Stand-in All Blacks captain Sam Whitelock, influential halfback Aaron Smith and playmaker Richie Mo'unga are unlikely to travel with the All Blacks to Perth on Thursday for the third Bledisloe Cup test next week.
Following his reappointment as All Blacks head coach on Tuesday for a further two years, Ian Foster confirmed the timing of imminent baby arrivals in the Whitelock and Smith households may see both senior players remain in New Zealand when the team departs this week.
The Herald understands Mo'unga is in the same situation and will not board the plane on Thursday.
That will leave the All Blacks needing a new captain for the third Bledisloe on either September 3 or 4, with Whitelock having assumed the role from injured openside Sam Cane and Smith leading the team against Fiji in Dunedin in July. In their absence, Ardie Savea may be considered the frontrunner to captain the All Blacks for the first time.
Hooker Codie Taylor is another candidate while Beauden Barrett captained the All Blacks once previously against the Barbarians.
Foster also confirmed other players – the Herald understands Crusaders lock Scott Barrett is expecting his first child – may return home early from the All Blacks' near four-month tour.
This scenario, however, is heavily dependent on MIQ spots becoming available. At this stage, the All Blacks only have MIQ booked from November 23.
"I'll have to confirm everything but it's unlikely Sammy Whitelock for example and Aaron Smith potentially will be on the plane on Thursday," Foster said. "We'll confirm more of those details as I have them."
The All Blacks will reveal their initial travelling squad on Wednesday. Foster had already flagged his intent to leave injured players, including front-rowers Dane Coles, Joe Moody, Ofa Tuungafasi and midfielder Braydon Ennor, behind but with New Zealand in full lockdown for at least another week in some cases that may have changed too.
"We've had to replan and adapt. In terms of the squad size our goal was always going to be to take a slightly smaller squad over initially and then add to it through the programme. That was principally because we could have players back here playing NPC in the meantime before we brought them over. We're also very cognisant that once they leave our shores they can't comeback," Foster said.
"The last 48 hours we've been focusing on that. The squad will be mid-30s I'd say initially. We've got to look at some variables now. We've got to have players that have had two jabs before they get on a plane so that changes things. They've got to have a negative Covid test so everyone is running around doing that today."
Another major complicating factor facing the All Blacks is the differing quarantine stipulations between Australian states.

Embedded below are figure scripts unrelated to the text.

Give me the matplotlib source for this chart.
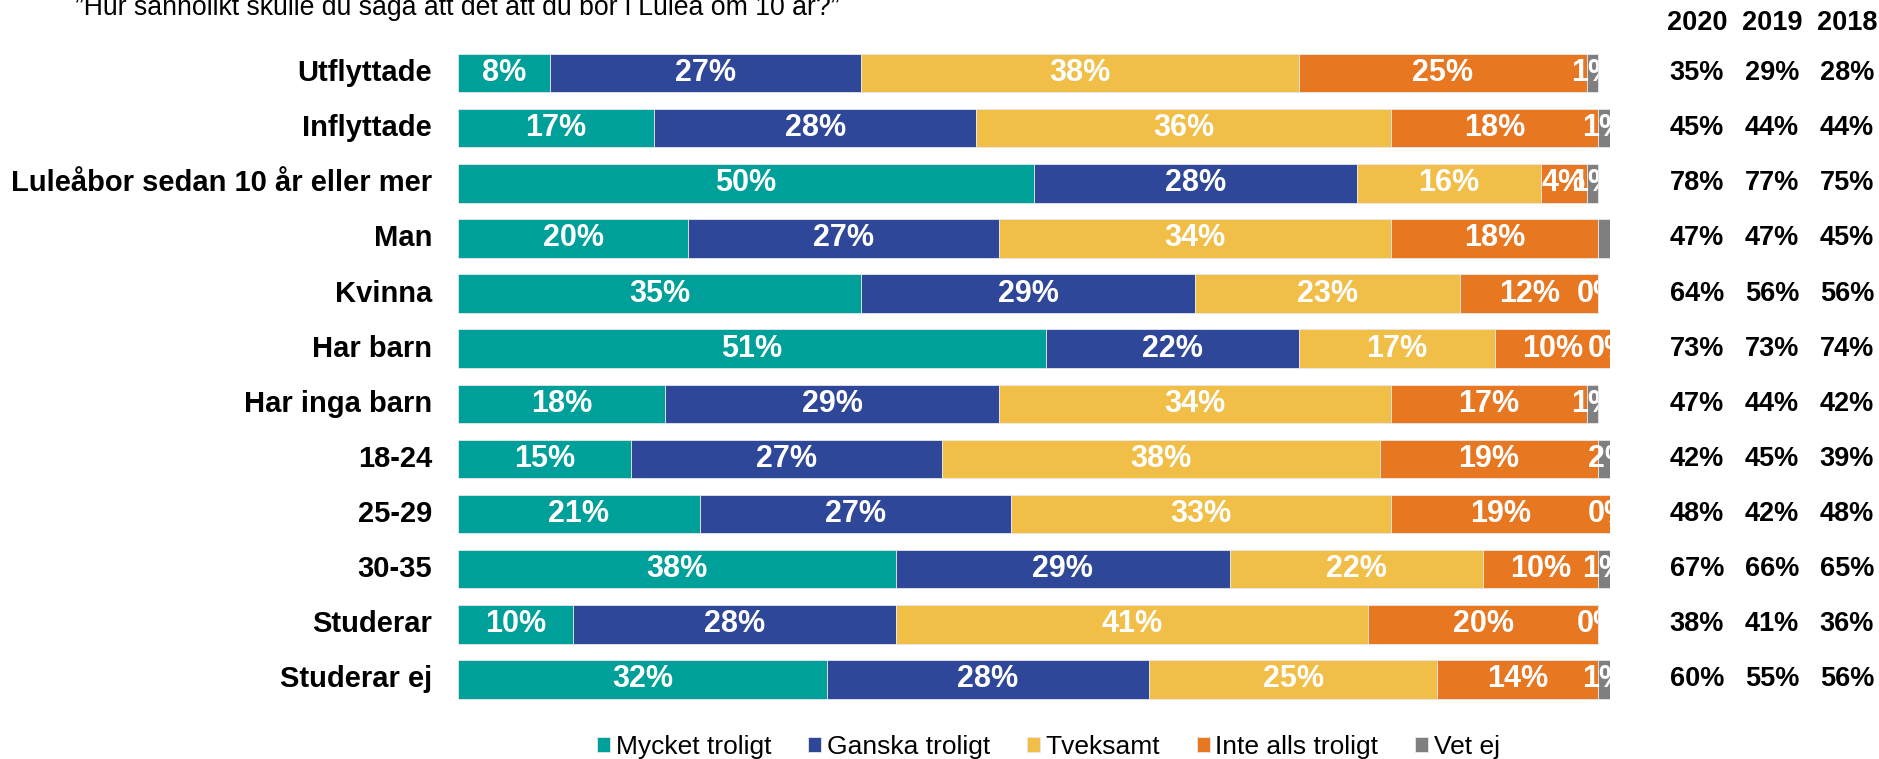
import numpy as np
import matplotlib.pyplot as plt
from matplotlib.patches import Rectangle
from matplotlib import transforms

plt.rcParams['font.family'] = ['Liberation Sans', 'DejaVu Sans']

categories = ['Utflyttade', 'Inflyttade', 'Luleåbor sedan 10 år eller mer', 'Man', 'Kvinna',
              'Har barn', 'Har inga barn', '18-24', '25-29', '30-35', 'Studerar', 'Studerar ej']
series = ['Mycket troligt', 'Ganska troligt', 'Tveksamt', 'Inte alls troligt', 'Vet ej']
mycket = [8, 17, 50, 20, 35, 51, 18, 15, 21, 38, 10, 32]
ganska = [27, 28, 28, 27, 29, 22, 29, 27, 27, 29, 28, 28]
tveksamt = [38, 36, 16, 34, 23, 17, 34, 38, 33, 22, 41, 25]
inte_alls = [25, 18, 4, 18, 12, 10, 17, 19, 19, 10, 20, 14]
vet_ej = [1, 1, 1, 1, 0, 0, 1, 2, 0, 1, 0, 1]
no_label = [(3, 4)]  # gray segment for "Man" has no label in the original

years = ['2020', '2019', '2018']
v2020 = [35, 45, 78, 47, 64, 73, 47, 42, 48, 67, 38, 60]
v2019 = [29, 44, 77, 47, 56, 73, 44, 45, 42, 66, 41, 55]
v2018 = [28, 44, 75, 45, 56, 74, 42, 39, 48, 65, 36, 56]

title = '”Hur sannolikt skulle du säga att det att du bor i Luleå om 10 år?”'
colors = ['#00A09A', '#2F4799', '#F1BE48', '#E87722', '#7F7F7F']

W, H = 1879, 759
fig = plt.figure(figsize=(W / 100, H / 100), dpi=100)
ax = fig.add_axes([458 / W, 1 - 707 / H, 1152 / W, (707 - 45.5) / H])

data = np.array([mycket, ganska, tveksamt, inte_alls, vet_ej])
y = np.arange(len(categories))
left = np.zeros(len(categories))
totals = data.sum(axis=0)

for k, name in enumerate(series):
    bars = ax.barh(y, data[k], left=left, height=0.7, color=colors[k], label=name,
                   edgecolor='#e8e8e8', linewidth=0.6)
    for i, b in enumerate(bars):
        if (i, k) in no_label:
            continue
        cx = left[i] + data[k][i] / 2
        t = ax.text(cx, y[i], f'{data[k][i]}%', ha='center', va='center', color='white',
                    fontsize=22, fontweight='bold', clip_on=True)
        # labels get cut at the end of the bar, like in the original
        clip = Rectangle((0, y[i] - 0.5), totals[i], 1, transform=ax.transData)
        t.set_clip_path(clip)
    left = left + data[k]

ax.set_xlim(0, 100)
ax.set_ylim(len(categories) - 0.5, -0.5)
ax.axis('off')

# category labels
tr = transforms.blended_transform_factory(fig.transFigure, ax.transData)
for i, c in enumerate(categories):
    ax.text(432 / W, y[i], c, transform=tr, ha='right', va='center',
            fontsize=21, fontweight='bold', color='black')

# year columns on the right
col_x = [1697 / W, 1772 / W, 1847 / W]
for j, vals in enumerate([v2020, v2019, v2018]):
    fig.text(col_x[j], 1 - 23 / H, years[j], ha='center', va='center',
             fontsize=19.5, fontweight='bold')
    for i, v in enumerate(vals):
        ax.text(col_x[j], y[i], f'{v}%', transform=tr, ha='center', va='center',
                fontsize=19.5, fontweight='bold')

fig.text(75 / W, 1 - 15 / H, title, ha='left', va='baseline', fontsize=19.2)

fig.legend(loc='center', bbox_to_anchor=(0.5 + 109 / W, 1 - 747 / H), ncol=5, frameon=False,
           fontsize=19, handlelength=0.5, handleheight=0.5, handletextpad=0.2,
           columnspacing=1.4, borderpad=0)

fig.savefig('out.png', dpi=100)
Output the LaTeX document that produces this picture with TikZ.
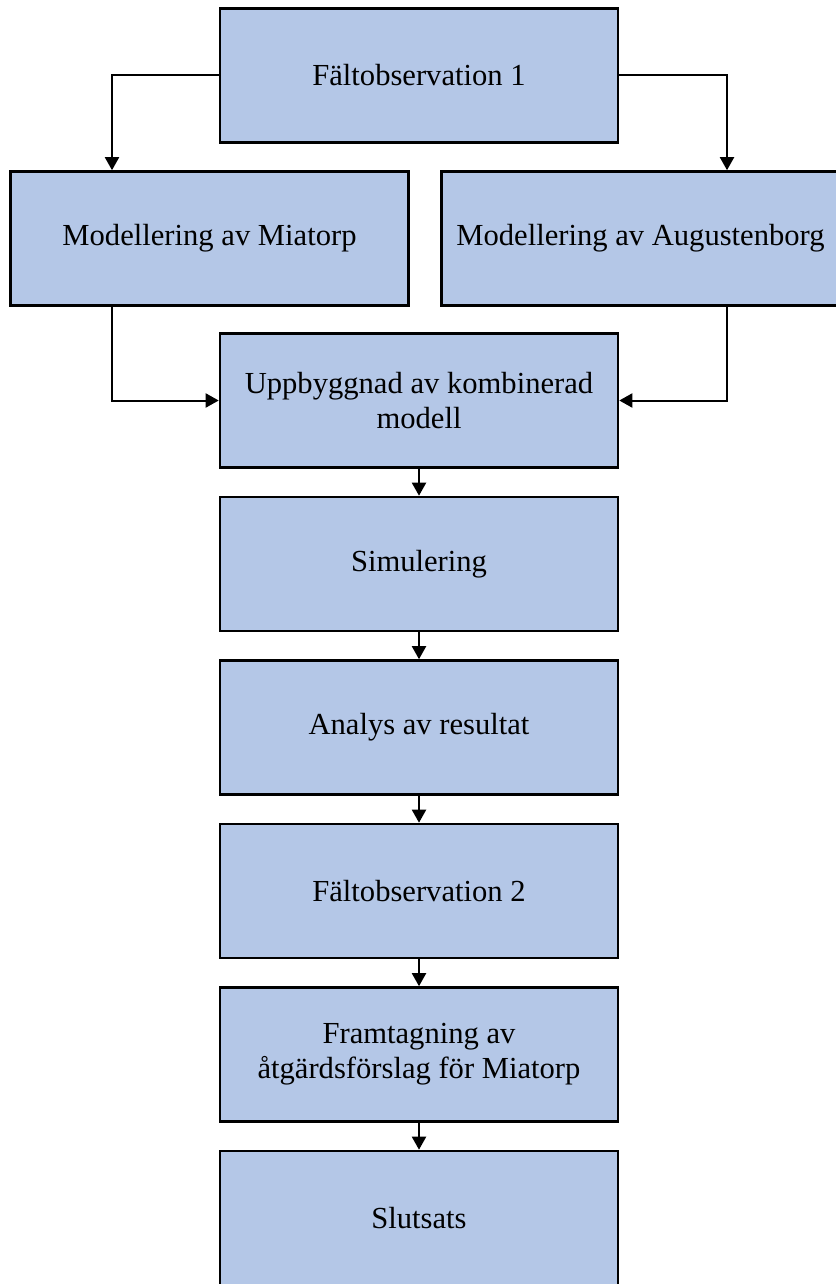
\documentclass[tikz,border=0pt]{standalone}
\usepackage{fontspec}
\setmainfont{Liberation Serif}
\usetikzlibrary{positioning, arrows.meta}
\definecolor{boxblue}{HTML}{B4C7E7}

\begin{document}
\begin{tikzpicture}[x=1pt, y=-1pt, node distance=163.5pt, on grid, >={Triangle[width=14pt, length=13pt]},
    stepbox/.style={draw, line width=2.6pt, fill=boxblue, minimum width=398pt, minimum height=134pt,
        align=center, font=\fontsize{30.6}{35}\selectfont},
    link/.style={->, line width=2pt}]
    \useasboundingbox (0,0) rectangle (835,1284);

    % Top row
    \node[stepbox] (f1) at (419,75.5) {Fältobservation 1};
    \node[stepbox] (mia) at (209.5,238.5) {Modellering av Miatorp};
    \node[stepbox] (aug) at (640.5,238.5) {Modellering av Augustenborg};
    \coordinate (lcol) at (112,0);
    \coordinate (rcol) at (727,0);

    % Main chain
    \node[stepbox] (upp) [below=of f1, yshift=-161.5pt] {Uppbyggnad av kombinerad\\modell};
    \node[stepbox] (sim) [below=of upp] {Simulering};
    \node[stepbox] (ana) [below=of sim] {Analys av resultat};
    \node[stepbox] (f2) [below=of ana] {Fältobservation 2};
    \node[stepbox] (fram) [below=of f2] {Framtagning av\\åtgärdsförslag för Miatorp};
    \node[stepbox] (slut) [below=of fram] {Slutsats};

    % Connectors
    \draw[link] (f1.west) -| (mia.north -| lcol);
    \draw[link] (f1.east) -| (aug.north -| rcol);
    \draw[link] (mia.south -| lcol) |- (upp.west);
    \draw[link] (aug.south -| rcol) |- (upp.east);
    \draw[link] (upp) -- (sim);
    \draw[link] (sim) -- (ana);
    \draw[link] (ana) -- (f2);
    \draw[link] (f2) -- (fram);
    \draw[link] (fram) -- (slut);
\end{tikzpicture}
\end{document}
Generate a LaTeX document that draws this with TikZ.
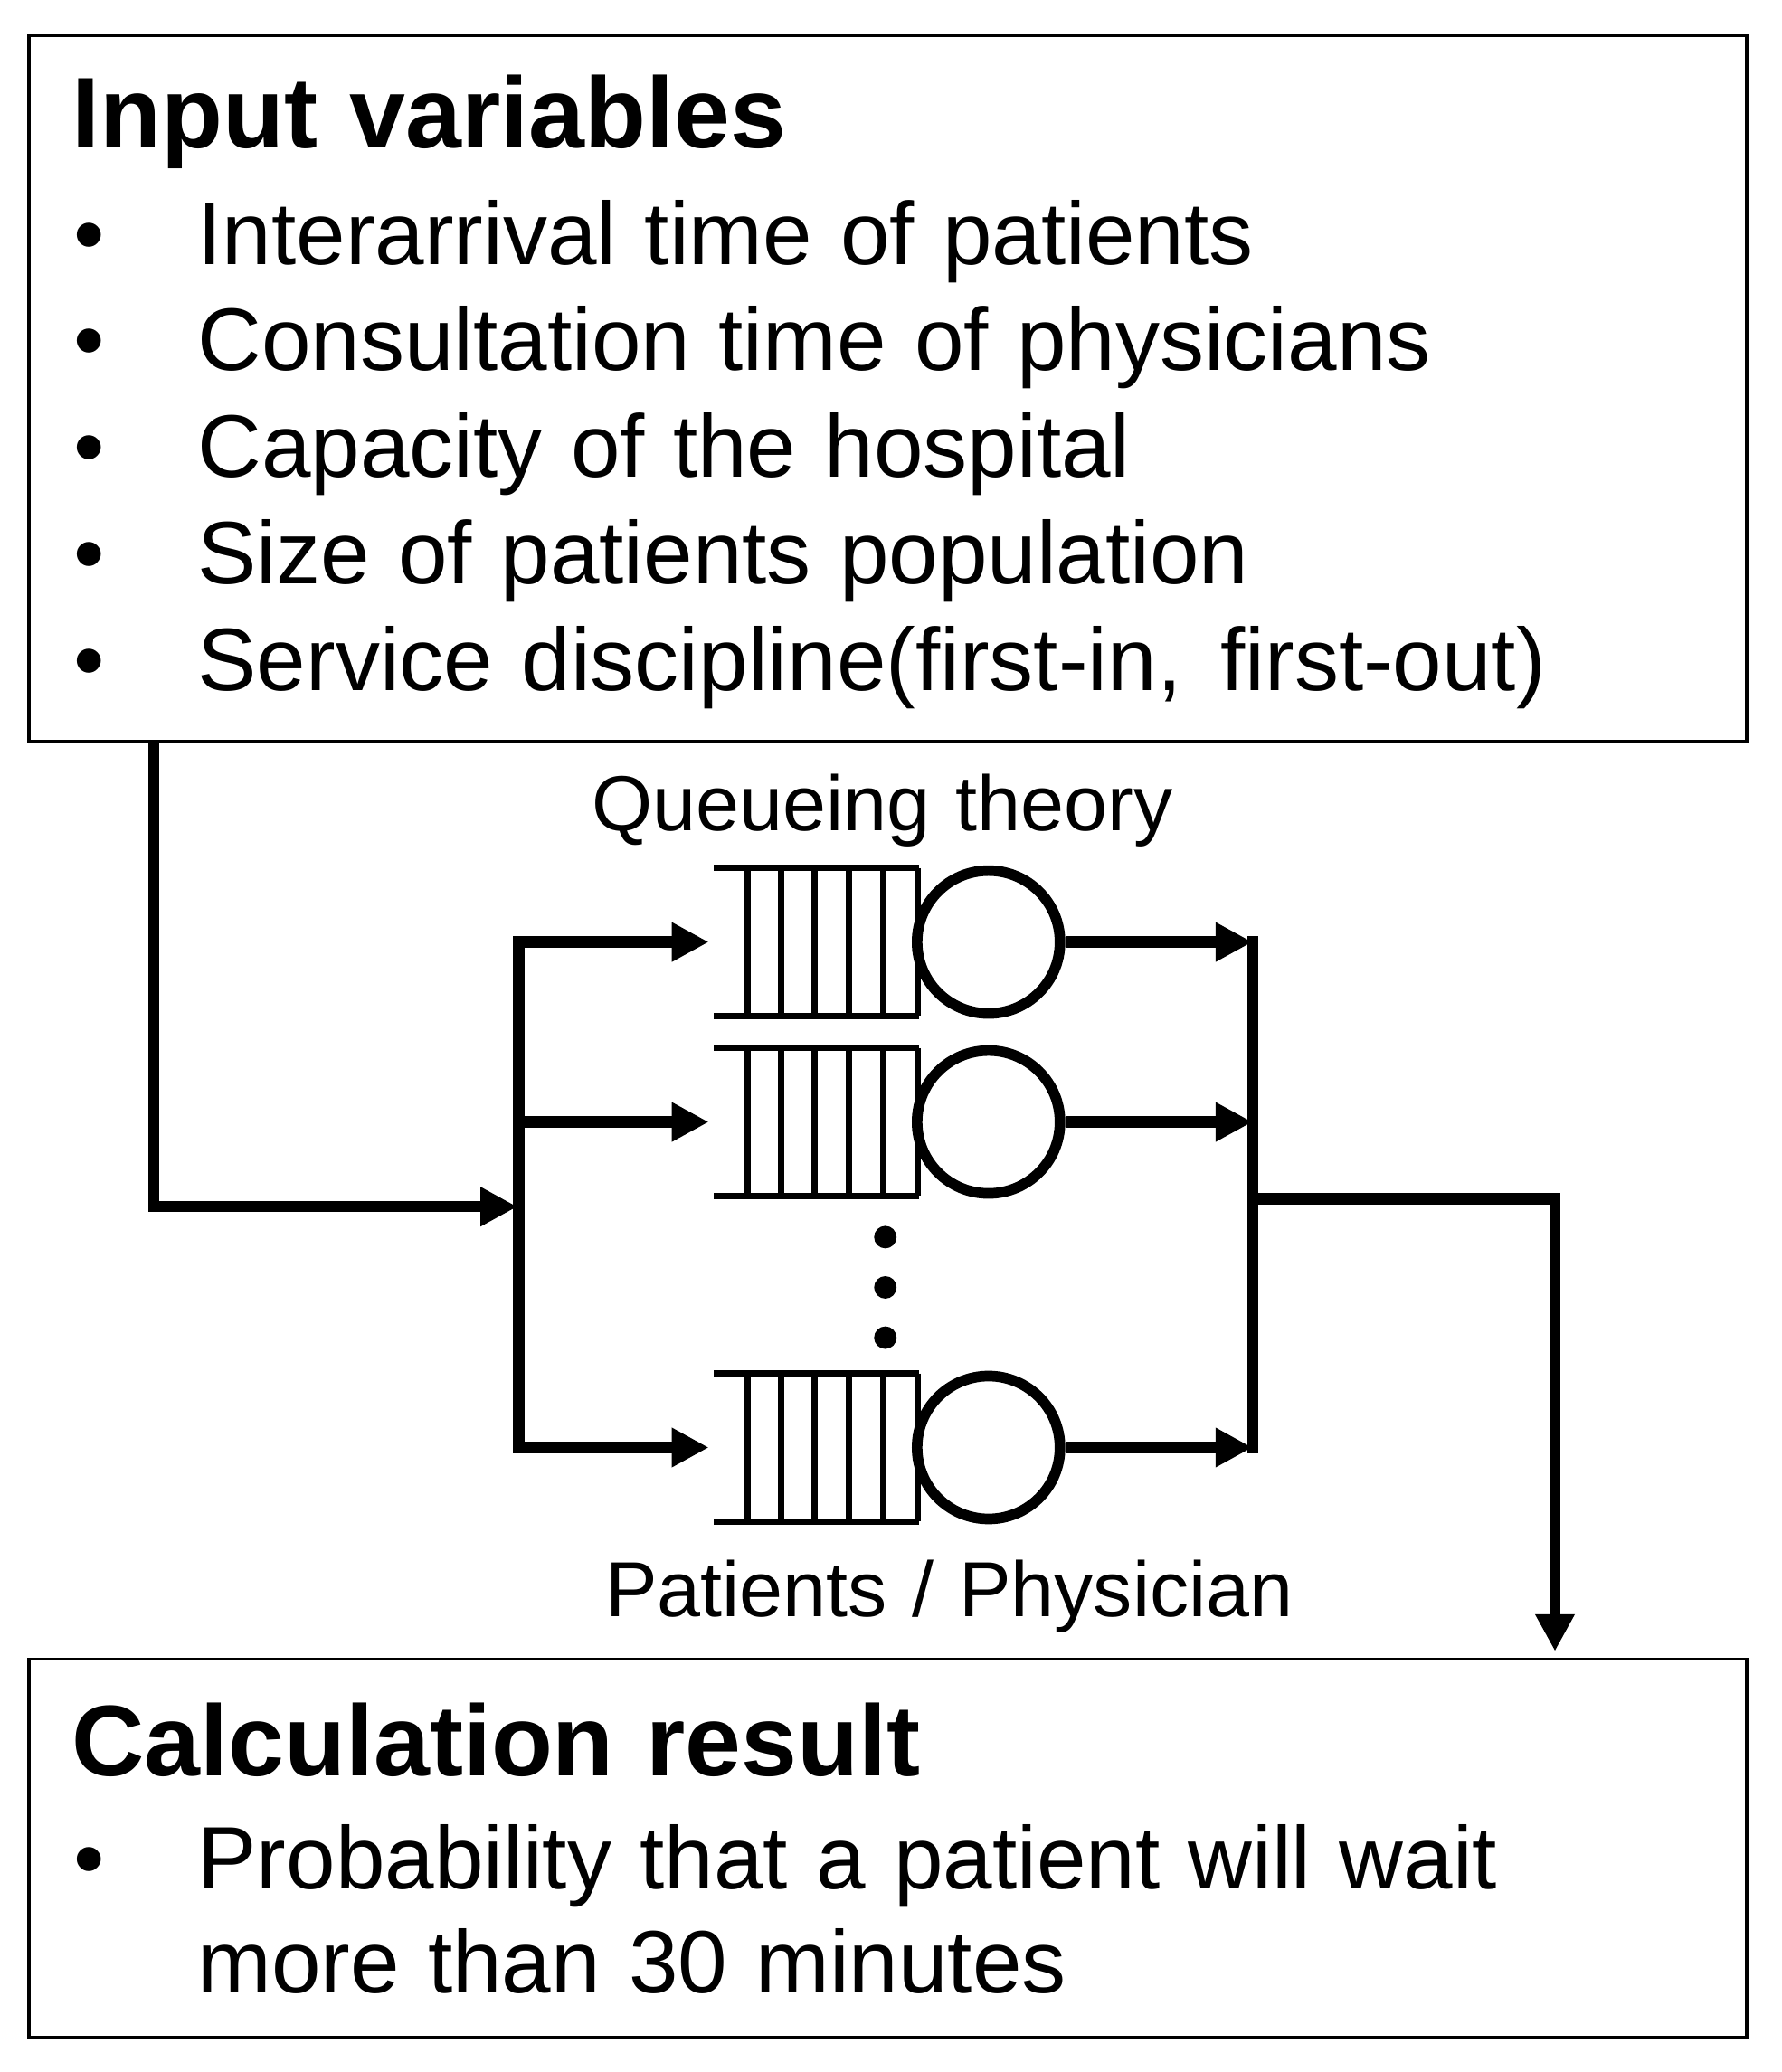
\documentclass[tikz,border=0pt]{standalone}
\usepackage{fontspec}
\setmainfont[WordSpace=1.15]{Liberation Sans}
\usetikzlibrary{arrows.meta,calc}
\begin{document}
\begin{tikzpicture}[x=0.5pt,y=-0.5pt,
  box/.style={draw, line width=1.2pt, rectangle, inner sep=0pt},
  conn/.style={line width=4.2pt, line join=miter},
  arr/.style={conn, -{Triangle[length=14pt,width=14pt]}},
  qline/.style={line width=2.4pt},
  qbox/.style={rectangle, inner sep=0pt, minimum width=77pt, minimum height=55.5pt},
  srv/.style={draw, circle, line width=4pt, minimum size=54pt, inner sep=0pt},
  body/.style={anchor=base west, inner sep=0pt, font=\fontsize{33.5}{40}\selectfont},
  head/.style={anchor=base west, inner sep=0pt, font=\fontsize{38}{45}\selectfont\bfseries},
  lab/.style={anchor=base west, inner sep=0pt, font=\fontsize{29.5}{35}\selectfont},
  dotnode/.style={fill, circle, minimum size=8.5pt, inner sep=0pt}
]
\useasboundingbox (0,0) rectangle (1346,1566);
\fill[white] (0,0) rectangle (1346,1566);

% boxes
\node[box, minimum width=649pt, minimum height=266.5pt] (inbox) at (671,293.5) {};
\node[box, minimum width=649pt, minimum height=143pt] (res) at (671,1397) {};

% top box text
\node[head] (h1) at (54,112) {Input variables};
\foreach \y/\t/\n in {200/{Interarrival time of patients}/1,
                      280/{Consultation time of physicians}/2,
                      360.5/{Capacity of the hospital}/3,
                      441/{Size of patients population}/4,
                      522/{Service discipline(first-in,\hspace{4pt} first-out)}/5}{
  \node[body] (bu\n) at (55,\y) {•};
  \node[body] (it\n) at (149,\y) {\t};
}

% labels
\node[lab] (qt) at (447,628) {Queueing theory};
\node[lab] (pp) at (457,1222) {Patients / Physician};

% queues and servers
\foreach \r/\n in {712/1,848/2,1094/3}{
  \node[qbox] (q\n) at (617,\r) {};
  \draw[qline] (q\n.north west) -- (q\n.north east);
  \draw[qline] (q\n.south west) -- (q\n.south east);
  \foreach \x in {25,50.5,76,102,128,154}
    \draw[qline] ($(q\n.north west)+(\x,0)$) -- ($(q\n.south west)+(\x,0)$);
  \node[srv] (c\n) at (747,\r) {};
}

% dots
\node[dotnode] (d1) at (669,935) {};
\node[dotnode] (d2) at (669,973) {};
\node[dotnode] (d3) at (669,1011) {};

% junction coordinates
\coordinate (s) at (116,560);
\coordinate (jl) at (391,912);
\coordinate (lt) at (392,712);
\coordinate (lm) at (392,848);
\coordinate (lb) at (392,1094);
\coordinate (rt) at (946.5,712);
\coordinate (rm) at (946.5,848);
\coordinate (rb) at (946.5,1094);
\coordinate (jr) at (946.5,906);
\coordinate (rin) at (1175,1248);

% connectors
\draw[arr] (s) |- (jl);
\draw[conn, line cap=rect] (lt) -- (lb);
\draw[arr, shorten >=2pt] (lt) -- (q1.west);
\draw[arr, shorten >=2pt] (lm) -- (q2.west);
\draw[arr, shorten >=2pt] (lb) -- (q3.west);
\draw[arr] (c1.east) -- (rt);
\draw[arr] (c2.east) -- (rm);
\draw[arr] (c3.east) -- (rb);
\draw[conn, line cap=rect] (rt) -- (rb);
\draw[arr] (jr) -| (rin);

% bottom box text
\node[head] (h2) at (54,1342) {Calculation result};
\node[body] (bu6) at (55,1427.5) {•};
\node[body] (rt6) at (149,1427.5) {Probability that a patient will wait};
\node[body] (rt7) at (149,1506) {more than 30 minutes};
\end{tikzpicture}
\end{document}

When the All Blacks arrive in Perth they will enter into a 'soft' quarantine that allows the team to train and play during that two-week period.
Any players, such as Whitelock, Smith, and Mo'unga, who remain in New Zealand and then fly to Queensland for the remainder of the Rugby Championship may be forced into a hard quarantine which involves hotel isolation for two weeks. That situation would take the trio out of contention for the test against the Pumas on the Gold Coast on September 12.
"We've got some family situations around babies that we're trying to juggle and what that means now, particularly with not coming on the plane on Thursday but also when we get to Queensland they've got a hard quarantine for two weeks which is a player alone in his room so that's going to delay some entry for some players.
"We're juggling a little bit but we'll probably release the group that's going on the plane later tomorrow.
"Once we know how long the Queensland quarantine situation is going to be for bringing replacement players over that might determine when we might bring some extra players over."